Intanto vedendo gli investimenti europei riversarsi nell'istruzione e le nostre borse di studio calare del 90%, capisco che se dipendesse solo dal ministero dell'istruzione italiano, sarei qui solo se i miei genitori potessero permettermelo.
Mentre in Italia divampava la protesta studentesca, testimonianza di una generazione che sa vivere con responsabilità la società e preoccuparsi per il suo futuro, anche a Madrid il nostro gruppo di studenti italiani ha fatto la sua parte. Manifestando nelle vie del centro, all'istituto italiano di cultura, al festival del cinema italiano, fino ad arrivare al museo del Prado, con la solidarietà degli studenti spagnoli.
Sono un rappresentante degli studenti, e i primi di Dicembre mi sono preso una pausa per tornare, perché anche la mia associazione si è presentata alle elezioni studentesche dell'Università di Perugia.
Sono ritornato per raccogliere l'angoscia e solidarizzare con le lotte degli studenti che sono rimasti ancora in Italia.
Sono ritornato perché la rappresentanza studentesca è fondamentale nella democrazia universitaria, malgrado questa riforma che la decima e umilia.
Sono ritornato perché credo che con noi, tutti uniti, ci sia ancora speranza.
Nel frattempo il Senato ha votato la legge in un clima di mesta dittatura dell'ignoranza.
La legge è poi stata promulgata da Napolitano, ma la nostra lotta per un'Università pubblica, libera, democratica, per una ricerca valorizzata, per un'Italia migliore, non deve placarsi.
Servono ancora diversi decreti perché la riforma prenda il via, e tanto in Italia quanto in Europa, abbiamo il dovere di non fermarci, di opporci alla legge dentro gli atenei, appellandoci alla responsabilità e lungimiranza degli accademici, finchè il governo rinuncerà a svendere l'Università.
"La disobbedienza civile diviene un dovere sacro quando lo Stato diviene dispotico o, il che è la stessa cosa, corrotto. E un cittadino che scende a patti con un simile Stato è partecipe della sua corruzione e del suo dispotismo", e in un governo dalla fiducia basata sulla compravendita, questo concetto gandhiano è quanto mai da abbracciare.
Perché non vogliamo dover pensare ai figli che avremo con la responsabilità di sapere che avremmo potuto fare di più per offrirgli un Università migliore, e accessibile a tutti.
Perché noi studenti all'estero non vogliamo avere paura di tornare, ne vogliamo l'entusiasmo.
Perché non possiamo restare a guardare mentre per malcelati appetiti di profitto si smantella il pilastro di ogni civiltà, la cultura.
Perché l'Italia della politica deve imparare che per crescere non deve ascoltare un passato asservito a denaro e potere, ma il futuro, noi.

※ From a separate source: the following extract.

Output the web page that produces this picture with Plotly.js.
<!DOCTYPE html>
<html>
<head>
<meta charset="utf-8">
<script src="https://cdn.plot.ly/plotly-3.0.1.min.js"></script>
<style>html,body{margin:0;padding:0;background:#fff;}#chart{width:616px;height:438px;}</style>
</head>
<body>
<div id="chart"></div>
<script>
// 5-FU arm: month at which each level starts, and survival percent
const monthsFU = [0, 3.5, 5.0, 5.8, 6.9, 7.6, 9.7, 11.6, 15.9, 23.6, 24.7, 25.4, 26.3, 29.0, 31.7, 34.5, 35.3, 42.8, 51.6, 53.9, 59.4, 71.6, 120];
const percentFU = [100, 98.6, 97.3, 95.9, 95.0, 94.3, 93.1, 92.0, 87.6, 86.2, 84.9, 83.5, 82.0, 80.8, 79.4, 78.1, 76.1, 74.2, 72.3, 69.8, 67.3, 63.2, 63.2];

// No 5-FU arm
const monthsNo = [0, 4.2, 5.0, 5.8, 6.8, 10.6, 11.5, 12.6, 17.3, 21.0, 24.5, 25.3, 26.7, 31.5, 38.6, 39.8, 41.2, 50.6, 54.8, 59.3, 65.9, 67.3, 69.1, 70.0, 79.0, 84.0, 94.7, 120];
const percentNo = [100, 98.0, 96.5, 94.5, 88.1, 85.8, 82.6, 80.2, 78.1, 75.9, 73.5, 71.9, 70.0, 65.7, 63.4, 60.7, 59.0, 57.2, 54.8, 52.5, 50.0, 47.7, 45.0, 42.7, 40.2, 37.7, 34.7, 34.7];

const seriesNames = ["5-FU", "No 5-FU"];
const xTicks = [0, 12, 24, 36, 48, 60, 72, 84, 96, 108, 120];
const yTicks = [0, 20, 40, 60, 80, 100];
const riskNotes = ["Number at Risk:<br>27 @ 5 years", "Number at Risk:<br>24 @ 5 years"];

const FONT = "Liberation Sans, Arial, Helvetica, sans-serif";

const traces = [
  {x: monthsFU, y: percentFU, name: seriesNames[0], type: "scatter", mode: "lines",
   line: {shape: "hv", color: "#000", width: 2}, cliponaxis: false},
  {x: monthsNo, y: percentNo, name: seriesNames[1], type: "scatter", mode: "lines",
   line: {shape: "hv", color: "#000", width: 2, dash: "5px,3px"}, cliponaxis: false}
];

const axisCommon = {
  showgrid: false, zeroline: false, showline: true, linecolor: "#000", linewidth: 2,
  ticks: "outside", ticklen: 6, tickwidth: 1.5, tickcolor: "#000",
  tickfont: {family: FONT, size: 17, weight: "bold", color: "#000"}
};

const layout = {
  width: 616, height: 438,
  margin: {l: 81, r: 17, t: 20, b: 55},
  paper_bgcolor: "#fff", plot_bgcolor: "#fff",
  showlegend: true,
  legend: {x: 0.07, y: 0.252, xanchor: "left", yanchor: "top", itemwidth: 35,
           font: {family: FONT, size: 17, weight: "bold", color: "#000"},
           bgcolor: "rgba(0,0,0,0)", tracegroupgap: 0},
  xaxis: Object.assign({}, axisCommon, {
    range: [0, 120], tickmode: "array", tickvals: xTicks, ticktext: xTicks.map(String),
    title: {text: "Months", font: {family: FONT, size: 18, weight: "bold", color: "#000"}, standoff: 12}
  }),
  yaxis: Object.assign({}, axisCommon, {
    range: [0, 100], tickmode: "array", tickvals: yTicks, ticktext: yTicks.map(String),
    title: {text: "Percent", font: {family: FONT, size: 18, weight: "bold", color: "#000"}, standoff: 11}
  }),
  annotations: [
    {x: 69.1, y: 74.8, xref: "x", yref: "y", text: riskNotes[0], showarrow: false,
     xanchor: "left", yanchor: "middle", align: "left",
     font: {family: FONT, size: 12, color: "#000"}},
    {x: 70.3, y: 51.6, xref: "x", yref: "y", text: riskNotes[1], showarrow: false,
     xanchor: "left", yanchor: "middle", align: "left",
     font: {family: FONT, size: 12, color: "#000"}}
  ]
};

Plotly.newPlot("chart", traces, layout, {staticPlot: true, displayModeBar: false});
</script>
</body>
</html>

La storia ci ha insegnato la lotta civile e non violenta, questo è lo strumento che useremo fino alla fine, così come è stato contro la vergognosa pioggia di manganellate di Novembre e Dicembre, di cui lo Stato avrebbe dovuto scusarsi pubblicamente.
Manganellate riversate su studenti veri. Perchè in piazza non ci sono ultimi della classe, ma anche studenti di successo disposti a dedicare il loro tempo non a cercare ragazze come il presidente del consiglio sosteneva dovremmo fare (o ragazzi, ma chiaramente il presidente non sa cosa sia la parità sessuale), ma a difendere ciò che riteniamo più importante per noi e per l'Italia.

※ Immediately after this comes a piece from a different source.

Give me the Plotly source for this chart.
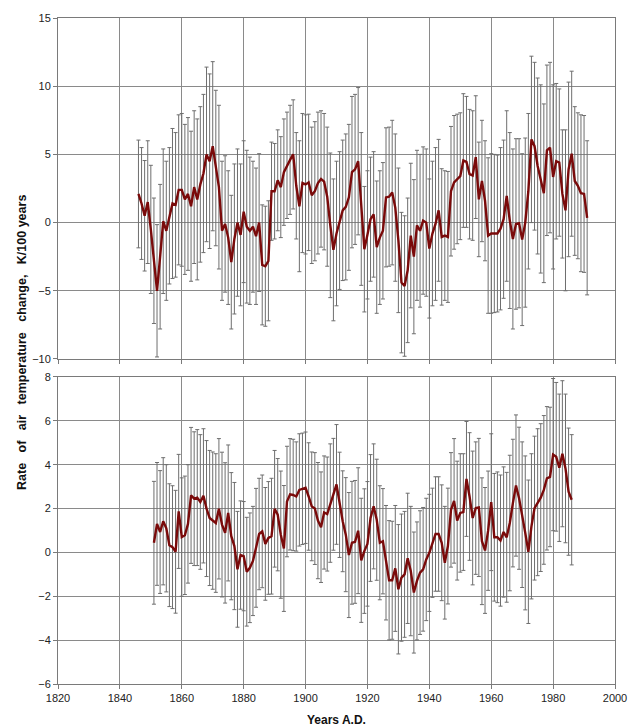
import plotly.graph_objects as go

# ---------------- data ----------------
years_top = list(range(1846, 1992))
rate_top = [
    2.1, 1.4, 0.5, 1.5, -0.5, -2.8, -5.0, -2.5, 0.1, -0.6,          # 1846-1855
    0.5, 1.4, 1.3, 2.4, 2.4, 1.7, 2.1, 1.2, 2.6, 1.7,                # 1856-1865
    2.8, 3.6, 5.0, 4.5, 5.6, 4.0, 2.6, -0.6, -0.1, -1.1,             # 1866-1875
    -2.9, -1.2, 0.0, -0.9, 0.8, -0.3, -0.6, -0.3, -1.0, 0.0,         # 1876-1885
    -3.1, -3.2, -2.8, 2.3, 2.3, 3.1, 2.6, 3.7, 4.2, 4.6,             # 1886-1895
    5.0, 2.7, 1.2, 2.9, 2.8, 2.95, 2.0, 2.3, 2.9, 3.2,               # 1896-1905
    3.0, 1.9, -0.2, -2.0, -0.8, 0.15, 0.9, 1.15, 1.85, 3.7,          # 1906-1915
    3.9, 4.5, 1.0, -1.95, -0.9, 0.25, 0.6, -1.8, -1.1, -0.6,         # 1916-1925
    1.85, 1.9, 2.2, 1.1, -1.3, -4.4, -4.65, -3.5, -0.95, -2.5,       # 1926-1935
    -0.2, -0.6, 0.15, 0.0, -1.9, -0.8, -0.1, 0.9, -1.05, -0.95,      # 1936-1945
    -1.05, 2.3, 2.95, 3.2, 3.4, 4.55, 4.45, 3.55, 3.45, 4.8,         # 1946-1955
    1.7, 3.05, 1.6, -0.95, -0.8, -0.8, -0.8, -0.45, 0.25, 1.95,      # 1956-1965
    0.15, -1.2, -0.1, -0.05, -1.25, 0.0, 2.3, 6.1, 5.6, 4.15,        # 1966-1975
    3.2, 2.15, 5.3, 5.5, 3.35, 4.5, 4.4, 2.1, 0.9, 3.9,              # 1976-1985
    5.05, 3.05, 2.7, 2.15, 2.1, 0.35,                                # 1986-1991
]
err_top = [
    3.95, 4.1, 4.05, 4.5, 4.7, 4.6, 4.85, 5.3, 5.3, 5.1,
    5.0, 5.5, 5.3, 5.5, 5.6, 5.5, 5.6, 5.5, 5.6, 5.9,
    5.7, 5.8, 6.4, 6.4, 6.2, 5.7, 6.0, 5.1, 5.0, 4.9,
    4.9, 5.5, 5.4, 5.2, 5.2, 5.6, 5.4, 4.8, 5.0, 5.05,
    4.4, 4.4, 4.4, 3.6, 3.5, 3.7, 3.7, 3.9, 3.9, 4.0,
    4.0, 3.9, 4.8, 5.1, 5.1, 5.0, 5.0, 5.1, 5.2, 5.0,
    5.0, 5.1, 5.3, 5.2, 5.3, 5.05, 5.15, 5.35, 5.35, 5.55,
    5.5, 5.4, 5.6, 4.6, 4.7, 4.55, 4.6, 4.85, 4.9, 5.0,
    5.1, 5.1, 5.3, 5.4, 5.3, 5.15, 5.15, 5.3, 5.3, 5.65,
    5.5, 5.6, 5.4, 5.4, 5.1, 5.3, 5.6, 5.2, 5.0, 4.75,
    4.8, 4.75, 4.9, 4.75, 4.65, 4.9, 4.8, 4.75, 4.75, 4.5,
    4.2, 4.45, 4.4, 5.7, 5.85, 5.8, 5.75, 5.95, 5.8, 6.25,
    6.45, 6.6, 6.25, 6.2, 6.3, 6.2, 5.7, 6.1, 6.15, 6.45,
    6.9, 6.55, 6.25, 6.25, 6.75, 5.7, 5.4, 4.7, 5.9, 6.4,
    6.05, 5.45, 5.35, 5.75, 5.75, 5.65,
]

years_bot = list(range(1851, 1987))
rate_bot = [
    0.44, 1.3, 0.93, 1.42, 1.1, 0.33, 0.24, 0.03, 1.87,              # 1851-1859
    0.7, 0.78, 1.3, 2.6, 2.45, 2.5, 2.3, 2.58, 2.0, 1.57,            # 1860-1869
    1.45, 1.34, 1.99, 1.27, 0.89, 1.8, 0.74, 0.29, -0.77, -0.12,     # 1870-1879
    -0.17, -0.88, -0.7, -0.39, 0.21, 0.84, 0.96, 0.39, 0.66, 0.74,   # 1880-1889
    1.99, 1.72, 0.81, 0.18, 2.32, 2.65, 2.62, 2.55, 2.85, 2.9,       # 1890-1899
    2.95, 2.55, 2.1, 2.0, 1.45, 1.15, 1.82, 1.75, 2.25, 2.65,        # 1900-1909
    3.1, 2.17, 1.42, 0.81, -0.12, 0.44, 0.48, 0.99, -0.36, 0.06,     # 1910-1919
    0.39, 1.57, 2.1, 1.49, 0.44, 0.51, -0.47, -1.27, -1.27, -0.73,   # 1920-1929
    -1.68, -1.15, -1.0, -0.27, -0.85, -1.83, -1.3, -0.92, -0.77, -0.32,  # 1930-1939
    -0.02, 0.44, 0.84, 0.84, 0.44, -0.47, 0.29, 1.94, 2.35, 1.45,    # 1940-1949
    1.8, 1.84, 3.35, 2.55, 1.57, 2.02, 2.05, 0.51, 0.09, 0.99,       # 1950-1959
    2.29, 0.69, 0.69, 0.54, 0.93, 0.69, 1.34, 2.25, 3.05, 2.47,      # 1960-1969
    1.72, 0.89, 0.03, 1.19, 2.02, 2.29, 2.5, 2.85, 3.38, 3.44,       # 1970-1979
    4.46, 4.36, 3.86, 4.5, 3.83, 2.77, 2.4,                          # 1980-1986
]
err_bot = [
    2.8, 2.8, 2.8, 2.9, 2.9, 2.8, 2.8, 2.8, 2.6,
    2.7, 2.7, 2.7, 3.1, 3.05, 3.1, 3.07, 3.06, 3.1, 3.08,
    3.13, 3.16, 3.2, 3.3, 3.2, 3.1, 2.9, 2.9, 2.64, 2.47,
    2.49, 2.48, 2.5, 2.49, 2.71, 2.54, 2.57, 2.57, 2.57, 2.64,
    2.66, 2.56, 2.9, 2.87, 2.52, 2.54, 2.54, 2.49, 2.56, 2.54,
    2.54, 2.45, 2.48, 2.55, 2.65, 2.52, 2.58, 2.6, 2.7, 2.55,
    2.73, 2.4, 2.3, 2.6, 2.85, 2.8, 2.8, 2.87, 2.83, 2.84,
    2.84, 2.89, 2.85, 2.76, 2.6, 2.4, 2.61, 2.72, 2.69, 2.87,
    2.95, 2.9, 2.87, 2.97, 2.95, 2.76, 2.69, 2.82, 2.82, 2.79,
    2.67, 2.49, 2.61, 2.61, 2.64, 2.57, 2.64, 2.61, 2.84, 2.71,
    2.7, 2.66, 2.62, 2.91, 3.05, 3.02, 3.15, 2.89, 2.87, 2.72,
    3.12, 2.91, 2.98, 2.99, 2.97, 2.96, 3.09, 2.91, 3.22, 3.24,
    3.32, 3.51, 3.27, 3.31, 3.28, 3.35, 3.37, 3.39, 3.27, 3.18,
    3.47, 3.39, 3.36, 3.33, 3.39, 2.9, 2.97,
]

x_ticks = [1820, 1840, 1860, 1880, 1900, 1920, 1940, 1960, 1980, 2000]
y_ticks_top = [-10, -5, 0, 5, 10, 15]
y_ticks_bot = [-6, -4, -2, 0, 2, 4, 6, 8]

GAP = "\u00a0" * 3
y_title = GAP.join(["Rate", "of", "air", "temperature", "change,", "K/100 years"])
x_title = "Years A.D."

# ---------------- styles ----------------
LINE_COLOR = "#7a0a0a"
ERR_COLOR = "#6e6e6e"
GRID = "#8a8a8a"
FONT = "Liberation Sans, Arial, sans-serif"

fig = go.Figure()

fig.add_trace(go.Scatter(
    x=years_top, y=rate_top, mode="lines",
    line=dict(color=LINE_COLOR, width=2.4),
    error_y=dict(type="data", array=err_top, symmetric=True,
                 color=ERR_COLOR, thickness=1, width=2),
    xaxis="x", yaxis="y", showlegend=False, hoverinfo="skip",
))
fig.add_trace(go.Scatter(
    x=years_bot, y=rate_bot, mode="lines",
    line=dict(color=LINE_COLOR, width=2.4),
    error_y=dict(type="data", array=err_bot, symmetric=True,
                 color=ERR_COLOR, thickness=1, width=2),
    xaxis="x2", yaxis="y2", showlegend=False, hoverinfo="skip",
))

axis_common = dict(
    showgrid=True, gridcolor=GRID, gridwidth=1,
    showline=True, linecolor="#7a7a7a", linewidth=1, mirror=True,
    ticks="outside", ticklen=4, tickcolor="#7a7a7a",
    zeroline=False,
    tickfont=dict(family=FONT, size=11, color="#222"),
)

fig.update_layout(
    width=639, height=726,
    margin=dict(l=58, r=15, t=13, b=42),
    paper_bgcolor="white", plot_bgcolor="white",
    font=dict(family=FONT, size=11, color="#222"),
    xaxis=dict(domain=[0, 1], range=[1820, 2000], tickvals=x_ticks,
               showticklabels=False, anchor="y", **axis_common),
    yaxis=dict(domain=[0.488, 1.0], range=[-10, 15], tickvals=y_ticks_top,
               anchor="x", **axis_common),
    xaxis2=dict(domain=[0, 1], range=[1820, 2000], tickvals=x_ticks,
                anchor="y2", **axis_common),
    yaxis2=dict(domain=[0.0, 0.461], range=[-6, 8], tickvals=y_ticks_bot,
                anchor="x2", **axis_common),
    annotations=[
        dict(text="<b>" + y_title + "</b>", textangle=-90,
             xref="paper", yref="paper", x=-0.0636, y=0.513,
             xanchor="center", yanchor="middle", showarrow=False,
             font=dict(family=FONT, size=12.5, color="#111")),
        dict(text="<b>" + x_title + "</b>",
             xref="paper", yref="paper", x=0.5, y=-0.054,
             xanchor="center", yanchor="middle", showarrow=False,
             font=dict(family=FONT, size=12, color="#111")),
    ],
)

fig.write_html("out.html",
               config={"displayModeBar": False},
               post_script="document.body.style.margin='0';document.body.style.overflow='hidden';")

Studenti, ricercatori e cittadini: non arrendiamoci, perchè solo il Paese unito può cambiare le cose.
Nella mia Università di Perugia il primo Consiglio degli Studenti per l'insediamento del nuovo mandato, il piccolo parlamento di ogni Ateneo, è stato fatto saltare questa settimana dalla componente di maggioranza in forma di protesta contro l'Università che ci stanno proponendo e per attirare l'attenzione dei media.

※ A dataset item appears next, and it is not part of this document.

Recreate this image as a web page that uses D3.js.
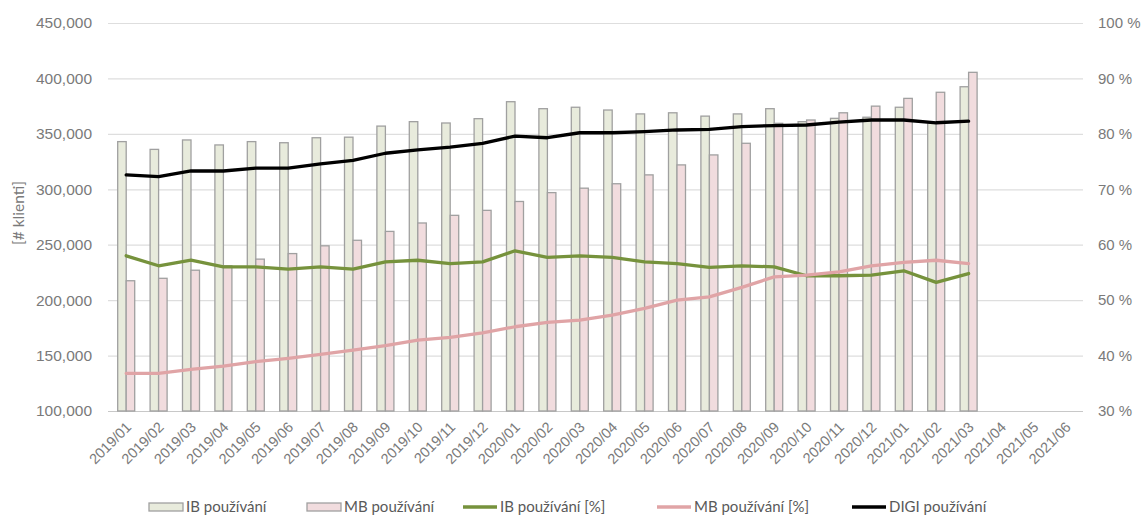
<!DOCTYPE html>
<html>
<head>
<meta charset="utf-8">
<script src="https://cdn.jsdelivr.net/npm/d3@7"></script>
<style>
  html, body { margin: 0; padding: 0; background: #fff; }
  svg { display: block; font-family: Lato, "Open Sans", sans-serif; }
</style>
</head>
<body>
<svg id="chart" width="1143" height="520"></svg>
<script>
// Monthly categories on the x axis (bars exist up to 2021/03)
const months = [
  "2019/01","2019/02","2019/03","2019/04","2019/05","2019/06","2019/07","2019/08","2019/09","2019/10","2019/11","2019/12",
  "2020/01","2020/02","2020/03","2020/04","2020/05","2020/06","2020/07","2020/08","2020/09","2020/10","2020/11","2020/12",
  "2021/01","2021/02","2021/03","2021/04","2021/05","2021/06"
];

// Clients using internet banking (left axis)
const ibUsers = [
  343000, 336000, 344500, 340000, 343000, 342000, 346500, 347000, 357000, 361000, 359800, 363700,
  379000, 372700, 374000, 371500, 368000, 369000, 366000, 368000, 372700, 361000, 364000, 365000,
  374000, 360000, 392500
];

// Clients using mobile banking (left axis)
const mbUsers = [
  217500, 219700, 227000, 231000, 237000, 242000, 249000, 254000, 262000, 269600, 276500, 281000,
  289000, 297000, 301000, 305000, 313000, 322000, 331000, 341500, 359500, 362500, 369000, 375000,
  382000, 387500, 405500
];

// Shares in percent (right axis)
const ibPct = [
  58.0, 56.2, 57.2, 56.0, 56.0, 55.6, 56.0, 55.6, 56.9, 57.2, 56.6, 56.9,
  58.9, 57.7, 58.0, 57.7, 56.9, 56.6, 55.9, 56.2, 56.0, 54.4, 54.4, 54.5,
  55.3, 53.2, 54.8
];
const mbPct = [
  36.8, 36.8, 37.5, 38.1, 38.9, 39.5, 40.2, 41.0, 41.8, 42.8, 43.3, 44.1,
  45.2, 46.0, 46.4, 47.3, 48.5, 50.0, 50.6, 52.3, 54.2, 54.5, 55.1, 56.2,
  56.8, 57.2, 56.6
];
const digiPct = [
  72.6, 72.3, 73.3, 73.3, 73.8, 73.8, 74.6, 75.2, 76.5, 77.1, 77.6, 78.3,
  79.6, 79.3, 80.2, 80.2, 80.4, 80.7, 80.8, 81.3, 81.5, 81.6, 82.1, 82.5,
  82.5, 82.0, 82.3
];

const leftTicks = [100000, 150000, 200000, 250000, 300000, 350000, 400000, 450000];
const rightTicks = [30, 40, 50, 60, 70, 80, 90, 100];

const legendItems = [
  { label: "IB používání", type: "bar", fill: "#e8ebdc" },
  { label: "MB používání", type: "bar", fill: "#f1dcde" },
  { label: "IB používání [%]", type: "line", color: "#76923c" },
  { label: "MB používání [%]", type: "line", color: "#e0a4a6" },
  { label: "DIGI používání", type: "line", color: "#000000" }
];

const svg = d3.select("#chart");
const plot = { left: 110, right: 1082, top: 23, bottom: 411 };

const x = d3.scaleBand().domain(months).range([plot.left, plot.right]).padding(0);
const xSub = d3.scaleBand().domain(["ib", "mb"]).range([0, x.bandwidth()]).paddingInner(0).paddingOuter(0.905);
const yLeft = d3.scaleLinear().domain([100000, 450000]).range([plot.bottom, plot.top]);
const yRight = d3.scaleLinear().domain([30, 100]).range([plot.bottom, plot.top]);

const tickColor = "#7a7a7a";

// Horizontal gridlines
svg.append("g")
  .selectAll("line")
  .data(leftTicks)
  .join("line")
  .attr("x1", plot.left - 2)
  .attr("x2", plot.right + 1)
  .attr("y1", d => yLeft(d) + 0.5)
  .attr("y2", d => yLeft(d) + 0.5)
  .attr("stroke", d => d === 100000 ? "#c8c8c8" : "#dedede")
  .attr("stroke-width", 1.2);

// Left axis labels
const fmt = d3.format(",");
const leftAxis = d3.axisLeft(yLeft).tickValues(leftTicks).tickFormat(fmt).tickSize(0).tickPadding(0);
svg.append("g")
  .attr("transform", `translate(${plot.left - 18},0)`)
  .call(leftAxis)
  .call(g => g.select(".domain").remove())
  .call(g => g.selectAll("text").attr("fill", tickColor).style("font-size", "15.5px"));

// Right axis labels
const rightAxis = d3.axisRight(yRight).tickValues(rightTicks).tickFormat(d => d + " %").tickSize(0).tickPadding(0);
svg.append("g")
  .attr("transform", `translate(${plot.right + 16},0)`)
  .call(rightAxis)
  .call(g => g.select(".domain").remove())
  .call(g => g.selectAll("text").attr("fill", tickColor).style("font-size", "15px"));

// Left axis title
svg.append("text")
  .attr("transform", "translate(24,213) rotate(-90)")
  .attr("text-anchor", "middle")
  .attr("fill", tickColor)
  .style("font-size", "15.5px")
  .text("[# klienti]");

// Bottom axis: rotated month labels
const bottomAxis = d3.axisBottom(x).tickSize(0).tickPadding(0);
svg.append("g")
  .attr("transform", `translate(0,${plot.bottom})`)
  .call(bottomAxis)
  .call(g => g.select(".domain").remove())
  .call(g => g.selectAll("text")
    .attr("fill", tickColor)
    .style("font-size", "14.5px")
    .attr("text-anchor", "end")
    .attr("x", 0).attr("y", 0).attr("dy", "0")
    .attr("transform", "translate(6,17) rotate(-45)"));

// Bars
const barData = ibUsers.map((v, i) => ({ m: months[i], ib: v, mb: mbUsers[i] }));
const groups = svg.append("g")
  .selectAll("g")
  .data(barData)
  .join("g")
  .attr("transform", d => `translate(${x(d.m)},0)`);

groups.append("rect")
  .attr("x", xSub("ib"))
  .attr("width", xSub.bandwidth())
  .attr("y", d => yLeft(d.ib))
  .attr("height", d => plot.bottom - yLeft(d.ib))
  .attr("fill", legendItems[0].fill)
  .attr("stroke", "#a0a0a0")
  .attr("stroke-width", 1.3);

groups.append("rect")
  .attr("x", xSub("mb"))
  .attr("width", xSub.bandwidth())
  .attr("y", d => yLeft(d.mb))
  .attr("height", d => plot.bottom - yLeft(d.mb))
  .attr("fill", legendItems[1].fill)
  .attr("stroke", "#a0a0a0")
  .attr("stroke-width", 1.3);

// Percentage lines on the right axis
const cx = i => x(months[i]) + x.bandwidth() / 2;
const line = d3.line().x((d, i) => cx(i)).y(d => yRight(d));

[[ibPct, legendItems[2].color], [mbPct, legendItems[3].color], [digiPct, legendItems[4].color]]
  .forEach(([vals, color]) => {
    svg.append("path")
      .datum(vals)
      .attr("d", line)
      .attr("fill", "none")
      .attr("stroke", color)
      .attr("stroke-width", 3.3)
      .attr("stroke-linejoin", "round")
      .attr("stroke-linecap", "round");
  });

// Legend
const legendX = [149, 307, 463, 657, 852];
const legend = svg.append("g").attr("transform", "translate(0,507)");
legendItems.forEach((item, i) => {
  const g = legend.append("g").attr("transform", `translate(${legendX[i]},0)`);
  if (item.type === "bar") {
    g.append("rect")
      .attr("x", 0).attr("y", -4).attr("width", 34).attr("height", 8)
      .attr("fill", item.fill).attr("stroke", "#a0a0a0").attr("stroke-width", 1.3);
  } else {
    g.append("line")
      .attr("x1", 0).attr("x2", 34).attr("y1", 0).attr("y2", 0)
      .attr("stroke", item.color).attr("stroke-width", 3.3);
  }
  g.append("text")
    .attr("x", 37).attr("y", 0).attr("dy", "0.35em")
    .attr("fill", "#595959")
    .style("font-size", "15px")
    .text(item.label);
});
</script>
</body>
</html>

Invito tutti gli Atenei a seguire l'esempio e dare voce al dissenso in ogni forma che ci è concessa.
Tutto questo liberi da ogni strumentalizzazione.
Perchè dietro di noi, e questo provi a capirlo il ministro Gelmini, non ci sono i baroni che osteggiamo, e nemmeno i centri sociali, che il governo deve smetere di stigmatizzare agli occhi di chi non li conosce, in quanto importanti elementi culturali e di aggregazione in tutta Europa.
Dietro di noi c'è solo un pensiero trasversalmente condiviso:
la cultura è un diritto, non una merce.
E non dobbiamo permettere che lo diventi.